Like many of Lubitsch’s films The Smiling Lieutenant is rife with class commentary; taking the usual position that it is better to be poor and full of passion than rich and lifeless. However when The Smiling Lieutenant is compared to the awfully similar Rouben Mamoulian film Love Me Tonight (1932) the former appears far less sophisticated than the latter. In large part this is due to the narrative focus of The Smiling Lieutenant which precludes the kind of boisterous, inclusive opening number of Love Me Tonight. Then there is also the matter of the story arc in The Smiling Lieutenant where the conclusion itself contradicts the political agenda of what had preceded it.

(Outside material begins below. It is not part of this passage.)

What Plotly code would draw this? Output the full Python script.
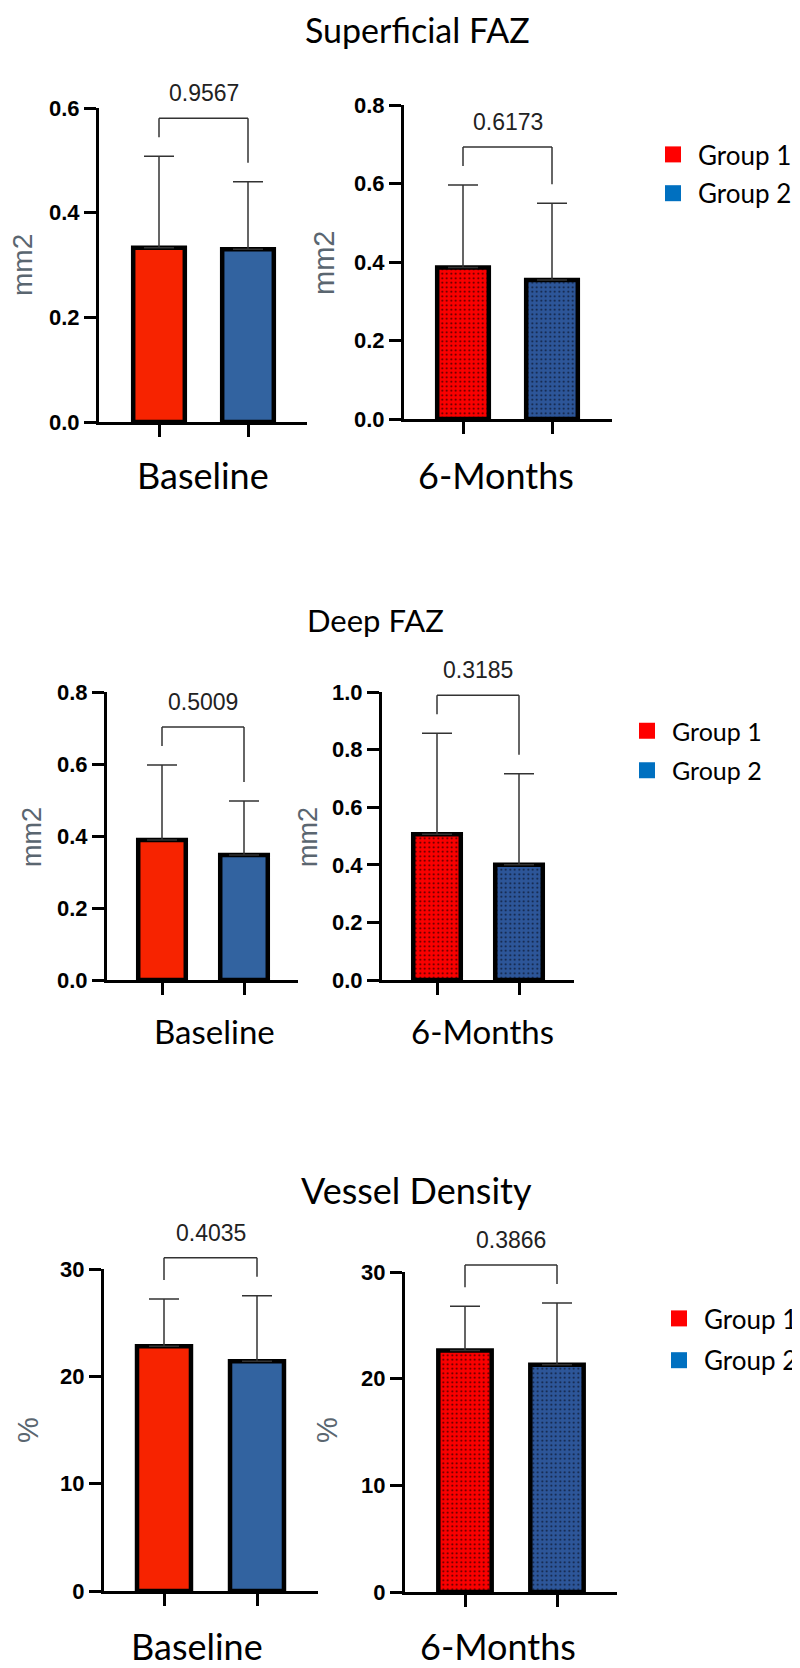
import plotly.graph_objects as go

# ---------------- data ----------------
groups = ["Group 1", "Group 2"]
section_titles = ["Superficial FAZ", "Deep FAZ", "Vessel Density"]
timepoints = ["Baseline", "6-Months"]
y_units = ["mm2", "mm2", "mm2", "mm2", "%", "%"]

sup_base_mean = [0.333, 0.330]
sup_base_sd = [0.175, 0.129]
sup_6m_mean = [0.386, 0.354]
sup_6m_sd = [0.210, 0.196]

deep_base_mean = [0.389, 0.347]
deep_base_sd = [0.208, 0.150]
deep_6m_mean = [0.506, 0.400]
deep_6m_sd = [0.351, 0.316]

vd_base_mean = [22.8, 21.4]
vd_base_sd = [4.4, 6.1]
vd_6m_mean = [22.65, 21.3]
vd_6m_sd = [4.15, 5.8]

p_values = ["0.9567", "0.6173", "0.5009", "0.3185", "0.4035", "0.3866"]
y_max = [0.6, 0.8, 0.8, 1.0, 30, 30]
y_dtick = [0.2, 0.2, 0.2, 0.2, 10, 10]
y_format = [".1f", ".1f", ".1f", ".1f", "d", "d"]

means = [sup_base_mean, sup_6m_mean, deep_base_mean, deep_6m_mean, vd_base_mean, vd_6m_mean]
sds = [sup_base_sd, sup_6m_sd, deep_base_sd, deep_6m_sd, vd_base_sd, vd_6m_sd]

# ---------------- layout geometry (page px) ----------------
PAGE_W, PAGE_H = 800, 1668
OFF = 8  # default page body margin
W, H = PAGE_W - OFF, PAGE_H - OFF


def xp(px):
    return (px - OFF) / W


def yp(py):
    return 1 - (py - OFF) / H


# x0,x1: axis extent; c0,c1: category centres; ytop: top tick; ybot: zero line
geom = [
    dict(x0=99, x1=307, c0=159, c1=248, ytop=108, ybot=422),
    dict(x0=404, x1=612, c0=463, c1=552, ytop=105, ybot=419),
    dict(x0=107, x1=298, c0=162, c1=244, ytop=692, ybot=980),
    dict(x0=382, x1=574, c0=437, c1=519, ytop=692, ybot=980),
    dict(x0=104, x1=318, c0=164, c1=257, ytop=1269, ybot=1591),
    dict(x0=405, x1=617, c0=465, c1=557, ytop=1272, ybot=1592),
]

base_colors = ["#f72300", "#3263a0"]
m6_colors = ["#fa0000", "#2d5699"]
m6_dots = ["#3a0000", "#0e1b36"]
legend_colors = ["#ff0000", "#0070c0"]

tick_font = dict(family="Liberation Sans, Arial", size=22, color="black", weight="bold")
cat_font = "Lato"

fig = go.Figure()
shapes = []
annotations = []

for i in range(6):
    g = geom[i]
    sfx = "" if i == 0 else str(i + 1)
    xa, ya = "x" + sfx, "y" + sfx
    is6m = i % 2 == 1
    for j in range(2):
        if is6m:
            marker = dict(
                color=m6_colors[j],
                line=dict(color="black", width=4.5),
                pattern=dict(shape=".", fgcolor=m6_dots[j], bgcolor=m6_colors[j],
                             fgopacity=1, size=4.5, solidity=0.14, fillmode="replace"),
            )
        else:
            marker = dict(color=base_colors[j], line=dict(color="black", width=4.5))
        fig.add_trace(go.Bar(
            x=[groups[j]], y=[means[i][j]], width=0.58,
            marker=marker,
            error_y=dict(type="data", array=[sds[i][j]], arrayminus=[0], symmetric=False,
                         color="#333333", thickness=1.5, width=15),
            showlegend=False, xaxis=xa, yaxis=ya,
        ))
    unit = (g["c1"] - g["c0"])
    r0 = (g["x0"] - g["c0"]) / unit
    r1 = (g["x1"] - g["c0"]) / unit
    fig.layout["xaxis" + sfx] = dict(
        domain=[xp(g["x0"]), xp(g["x1"])], range=[r0, r1], anchor=ya,
        type="category", categoryorder="array", categoryarray=groups,
        showline=True, linecolor="black", linewidth=3,
        ticks="outside", ticklen=12, tickwidth=3, tickcolor="black",
        showticklabels=False, showgrid=False, zeroline=False, fixedrange=True,
    )
    fig.layout["yaxis" + sfx] = dict(
        domain=[yp(g["ybot"]), yp(g["ytop"])], range=[0, y_max[i]], anchor=xa,
        dtick=y_dtick[i], tick0=0, tickformat=y_format[i],
        showline=True, linecolor="black", linewidth=3,
        ticks="outside", ticklen=12, tickwidth=3, tickcolor="black",
        tickfont=tick_font, showgrid=False, zeroline=False, fixedrange=True,
    )

    # significance bracket (computed from error bar tops through the axis scale)
    hpx = g["ybot"] - g["ytop"]
    gap = 19 / hpx
    tops = [(m + s) / y_max[i] + gap for m, s in zip(means[i], sds[i])]
    btop = max(tops) + gap
    xl = (0 - r0) / (r1 - r0)
    xr = (1 - r0) / (r1 - r0)
    line = dict(color="#333333", width=1.5)
    shapes.append(dict(type="line", xref=xa + " domain", yref=ya + " domain",
                       x0=xl, x1=xl, y0=tops[0], y1=btop, line=line))
    shapes.append(dict(type="line", xref=xa + " domain", yref=ya + " domain",
                       x0=xr, x1=xr, y0=tops[1], y1=btop, line=line))
    shapes.append(dict(type="line", xref=xa + " domain", yref=ya + " domain",
                       x0=xl, x1=xr, y0=btop, y1=btop, line=line))
    annotations.append(dict(text=p_values[i], xref=xa + " domain", yref=ya + " domain",
                            x=(xl + xr) / 2, y=btop, yshift=10, showarrow=False,
                            xanchor="center", yanchor="bottom",
                            font=dict(family="Liberation Sans, Arial", size=23, color="#222222")))

# y-axis unit titles
unit_pos = [(22, 265), (324, 263), (32, 837), (308, 837), (28, 1430), (327, 1430)]
unit_sizes = [28, 29, 27, 27, 29, 29]
for i in range(6):
    px, py = unit_pos[i]
    annotations.append(dict(text=y_units[i], xref="paper", yref="paper", x=xp(px), y=yp(py),
                            textangle=-90, showarrow=False, xanchor="center", yanchor="middle",
                            font=dict(family="Liberation Sans, Arial", size=unit_sizes[i], color="#5a6670")))

# section titles
title_pos = [(418, 31), (375, 622), (416, 1192)]
title_sizes = [34, 31, 36]
for k in range(3):
    px, py = title_pos[k]
    annotations.append(dict(text=section_titles[k], xref="paper", yref="paper", x=xp(px), y=yp(py),
                            yshift=2, showarrow=False, xanchor="center", yanchor="middle",
                            font=dict(family=cat_font, size=title_sizes[k], color="black")))

# timepoint (x-axis) labels
tp_pos = [(203, 477), (496, 477), (214, 1033), (483, 1033), (197, 1648), (498, 1648)]
tp_sizes = [36, 36, 33, 33, 36, 36]
for i in range(6):
    px, py = tp_pos[i]
    annotations.append(dict(text=timepoints[i % 2], xref="paper", yref="paper", x=xp(px), y=yp(py),
                            yshift=2, showarrow=False, xanchor="center", yanchor="middle",
                            font=dict(family=cat_font, size=tp_sizes[i], color="black")))

# legends (one per section)
legend_names = ["legend", "legend2", "legend3"]
legend_anchor = [(648, 131), (622, 708), (654, 1295)]
legend_sizes = [26, 25, 26]
legend_gaps = [2, 4, 5]
for k in range(3):
    for j in range(2):
        fig.add_trace(go.Scatter(
            x=[None], y=[None], mode="markers", name=groups[j],
            marker=dict(symbol="square", size=16, color=legend_colors[j]),
            legend=legend_names[k], legendgroup="g%d%d" % (k, j), showlegend=True,
            xaxis="x" if k == 0 else "x" + str(2 * k + 1),
            yaxis="y" if k == 0 else "y" + str(2 * k + 1),
        ))
    lx, ly = legend_anchor[k]
    fig.layout[legend_names[k]] = dict(
        x=xp(lx), y=yp(ly), xanchor="left", yanchor="top", xref="paper", yref="paper",
        font=dict(family=cat_font, size=legend_sizes[k], color="black"), bgcolor="rgba(0,0,0,0)",
        borderwidth=0, itemwidth=40, tracegroupgap=legend_gaps[k],
    )

fig.update_layout(
    width=W, height=H, margin=dict(l=0, r=0, t=0, b=0, autoexpand=False),
    paper_bgcolor="white", plot_bgcolor="white",
    shapes=shapes, annotations=annotations, barmode="overlay",
)

fig.write_html("out.html")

As is the case with almost all movie musicals there is always one number that is head and shoulders above the rest. With regards to The Smiling Lieutenant that number is the Colbert and Hopkins duet Jazz Up Your Lingerie. Lyrically the song is very clever and considerably funny. But it’s the queer subtext, or possibility thereof, that gives the song a unique kind of agency from today’s perspective. From the opening bars right after Colbert demands to see Hopkins’ underwear to the final images of the montage where all of Hopkins’ clothes have changed the number if full of possible queer innuendos.

On the whole The Smiling Lieutenant isn’t one of Lubitsch’s great pictures. It is funny and it is charming, yet it lacks the emotional truth of his real classics. It does have value from a historical perspective and to those invested in auteurist theory.I personally would recommend this film most highly to fans, such as myself, of Claudette Colbert.